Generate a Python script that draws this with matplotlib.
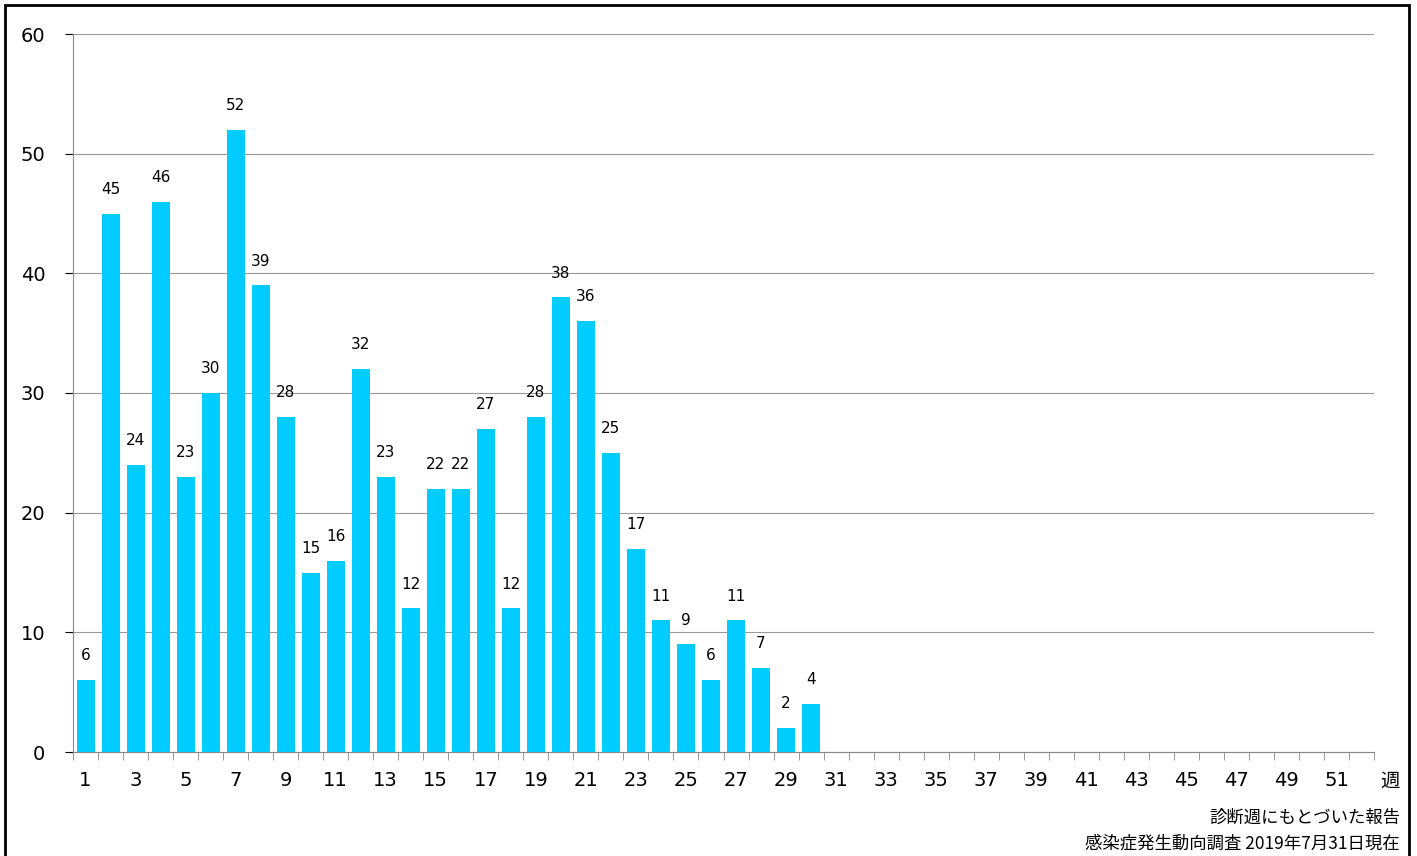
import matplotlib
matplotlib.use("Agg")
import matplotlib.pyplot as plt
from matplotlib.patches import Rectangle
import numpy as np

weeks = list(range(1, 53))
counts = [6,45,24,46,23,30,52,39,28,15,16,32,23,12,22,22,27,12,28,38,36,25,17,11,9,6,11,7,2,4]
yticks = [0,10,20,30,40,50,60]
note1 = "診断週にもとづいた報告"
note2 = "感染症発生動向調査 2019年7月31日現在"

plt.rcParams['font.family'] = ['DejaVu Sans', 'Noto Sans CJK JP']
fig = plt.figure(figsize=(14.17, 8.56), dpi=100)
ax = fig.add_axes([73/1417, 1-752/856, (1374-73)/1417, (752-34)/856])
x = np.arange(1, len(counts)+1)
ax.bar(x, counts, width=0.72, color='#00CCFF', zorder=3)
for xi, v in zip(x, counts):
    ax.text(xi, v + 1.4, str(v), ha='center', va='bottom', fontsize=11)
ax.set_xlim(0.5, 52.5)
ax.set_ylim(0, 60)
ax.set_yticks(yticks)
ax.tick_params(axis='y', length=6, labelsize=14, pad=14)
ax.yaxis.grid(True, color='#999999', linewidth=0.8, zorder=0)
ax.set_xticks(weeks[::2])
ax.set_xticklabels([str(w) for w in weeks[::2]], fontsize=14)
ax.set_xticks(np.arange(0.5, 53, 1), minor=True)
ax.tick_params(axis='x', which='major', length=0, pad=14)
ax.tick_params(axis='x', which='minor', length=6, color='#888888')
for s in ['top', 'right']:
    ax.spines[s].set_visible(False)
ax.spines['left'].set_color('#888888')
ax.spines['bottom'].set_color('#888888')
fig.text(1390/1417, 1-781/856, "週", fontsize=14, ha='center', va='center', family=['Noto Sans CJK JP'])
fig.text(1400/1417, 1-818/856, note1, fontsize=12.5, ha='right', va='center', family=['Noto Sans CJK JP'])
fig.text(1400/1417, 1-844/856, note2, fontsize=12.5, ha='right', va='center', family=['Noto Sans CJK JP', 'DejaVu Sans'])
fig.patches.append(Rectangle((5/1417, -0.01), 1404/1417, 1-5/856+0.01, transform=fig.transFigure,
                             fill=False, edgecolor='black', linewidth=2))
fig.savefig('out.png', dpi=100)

*Exercise details*:
Copy nothing but the lines from the top of the data down to the line containing "import numpy as np", and leave the pictures out.

*Solution below*:
Generate a Python script that draws this with matplotlib.
import matplotlib
matplotlib.use("Agg")
import matplotlib.pyplot as plt
from matplotlib.patches import Rectangle
import numpy as np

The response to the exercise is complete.